I also posted quite a few pictures during the trip on Facebook such as these:
7 nights, 3 hotels, 2 states, 2 long drives, 1 overwhelming amusement park, 1 awesome playground, 1 amazing children's museum, and 8 early mornings... we are ready for flight #2 to bring us home (in 7 hours! what to do?? Pack and repack and chillax in our room I guess!) Gerry seems finally to have adjusted to this traveling thing just in time to go home. Marisol has a full blown cold. I know that we posted lots of pretty pictures, but OF COURSE we had lots of less than pretty, "perfect" photo-ops this past week (many of them presented by our 4 year old life coach...) I can definitely say that all of the challenging moments (child who wants nothing to do with "The Happiest Place on Earth", child who cries for much of a 4 hour car ride that he just wants to go home - and not to fly, but to drive! - children waking to face the day at 4-5 am, making sure we had enough food to eat for early wake ups, all of us exhausted by 6 pm...) were worth it! We had fun together, learned together, grew together... vacations are like life amplified and shrunk down to a short stretch of time... our attitudes can make or break them. <3
Our challenges began before the vacation even started. Those of you that follow or are friends with me, may have caught some comments about Gerry not wearing shoes. For over a month before our vacation he would not put shoes on and would only wear shorts and t-shirts (even though we were in the midst of the coldest, snowiest winter we've had in Virginia in years.) In January the kids and I visited my parents in Florida for 10 days. He did not put his crocs on once - not on either flight, not when we went to a restaurant, not even when we went to Lego-land. Here is some photographic proof:
Gerry was also VERY into the Wii through the whole winter. He loves video games - especially any Mario game. When we went to Florida my mom had a Wii for their house so we brought all of our favorite games. This was mostly a good thing - the weather wasn't all that warm so it gave us something to do. But it was also a challenge getting Gerry to get out of the house. So we were concerned about how he was going to deal with a week long vacation away from the comforts of home (aka Wii!) that involved long plane and car rides.

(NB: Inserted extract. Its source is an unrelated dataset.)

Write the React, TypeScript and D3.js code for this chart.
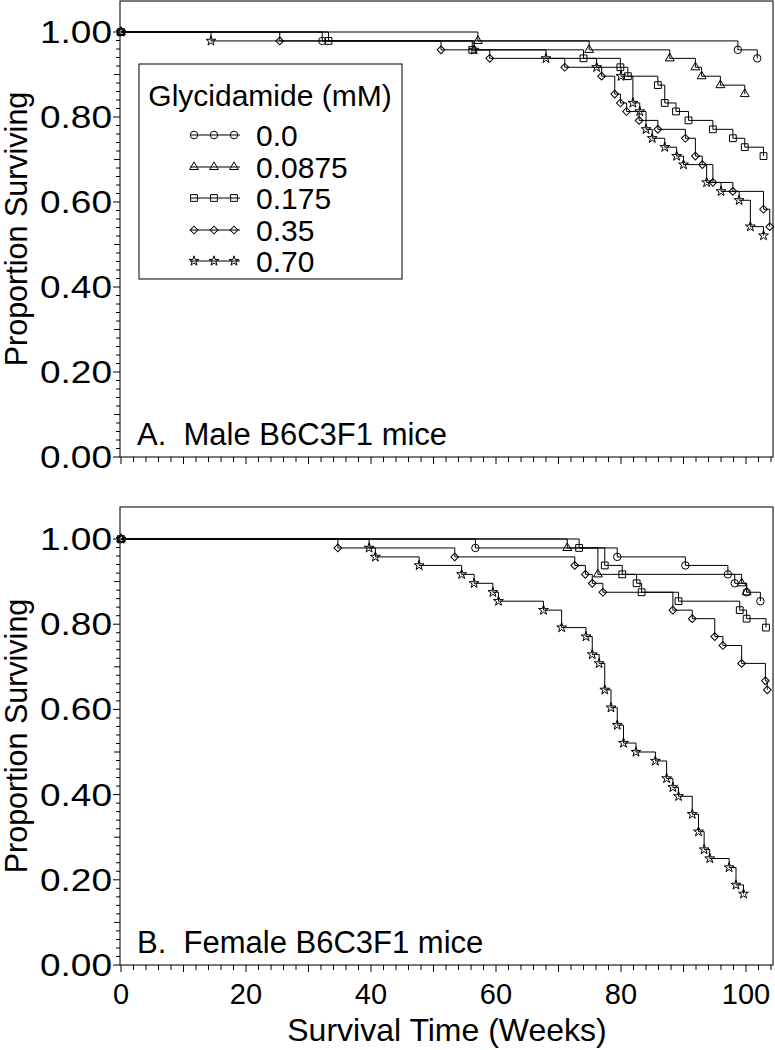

When we got home from Florida we had about 3 weeks until we flew out to California. Every time we went to one of Marisol's classes or a friend's house Gerry cried that he never wanted to leave the house again. So I wrapped him up (usually in his favorite sheet - a blue, queen sized "lovey") and carried him to the car in the freezing cold. We had 3 weeks to "shoe train" - I really wanted him to be ok wearing shoes so he could enjoy Disneyland and go on rides! (I had managed to sneak him on a couple rides at Lego-land, but wasn't confident this would work in Disney.) Gerry really wanted (and still wants!) to get the Wii U game system which is about $300. We told him every time he wore his shoes we would put a tally on a sheet of paper and put a dollar towards our "Wii U account." (We only ended up doing a few tally marks, and we haven't bought a Wii U yet. It's something he still wants and we are considering for next winter.) Over the 3 weeks he put his shoes on for short stretches a handful of times. The longest was when we went into Target to get some candy for Valentine's day.
Incredibly, on the trip he wore shoes whenever he needed to - no fights or problems. Ironically though, he didn't want to go on any rides in Disney so my worrying was pretty much pointless!
Marisol and I really enjoyed our morning together alone at the park on the second day. It was actually a very relaxed way to "do" Disney! We could do whatever it was she wanted to do, and I was able to focus completely on her. It was like a "mommy/daughter" date. We arrived at the gates before they opened (they open an hour early for guests staying at the hotel) and went straight to Space mountain. We ate breakfast together, caught the show in the "Tiki room" and went to the petting zoo where she got to pose with Woody. My favorite ride with her was the bobsleds. It was just a great morning!
Basically we kept affirming for him that he wanted to go home and that he was sad/upset. And we stayed (relatively) calm (deep breathing is an important parenting strategy that is very helpful) while also letting him know that we weren't going home yet. The good news: once we got to Vegas and settled into a new hotel and doing fun things, he was totally fine. The highlights of Vegas included the aquarium at Mandalay Bay, a park with an awesome playground and a small mountain we hiked up (ok, hill - but mountain sounds way cooler), and the children's museum.
It can be really beneficial to plan and prepare for vacation - to pack well and be proactive and and talk about our plans with our kids. But it may be even more important to consciously LET GO of all the plans once you are actually in the midst of it: To be flexible and calm in the face of bad weather and meltdowns, to realize that as the parent, you are the adult and therefore should be the one who is mature enough to change your plan and regulate your emotions. It would have been easy to be really bummed that we spent a lot of dough on Disney and Gerry didn't really seem to enjoy or appreciate it (at least not in the way we had hoped he would! In reality he loved parts of it.) Instead we rolled with it and were able to have fun anyway. It would have been easy to let his cries really unravel us and get us down on that long (but beautiful) drive to Las Vegas, but instead we were able to stay calm and ride it out - literally! (I want to be sure and add that I don't always feel calm on the inside. Sometimes I feel anxious and stressed and wish I was somewhere else. But I've learned that none of those things help and so I can often keep those things to myself while deep breathing. Sometimes Mike and I vent later to each other out of earshot of the kids. But sometime staying outwardly calm is the best we can do, and faking it is almost as good as for-real-internal calm. And even better - with practice it can turn into internal calm.)
It's at times like these that I'm exceptionally grateful for the principles that guide our family (peaceful/gentle parenting, unschooling - whatever term you wish to apply). I am also incredibly lucky to have Mike as my partner on this journey with our kiddos. I am always confident in our ability to have a good time together and to learn and grow together too. And that makes for many wonderful vacations.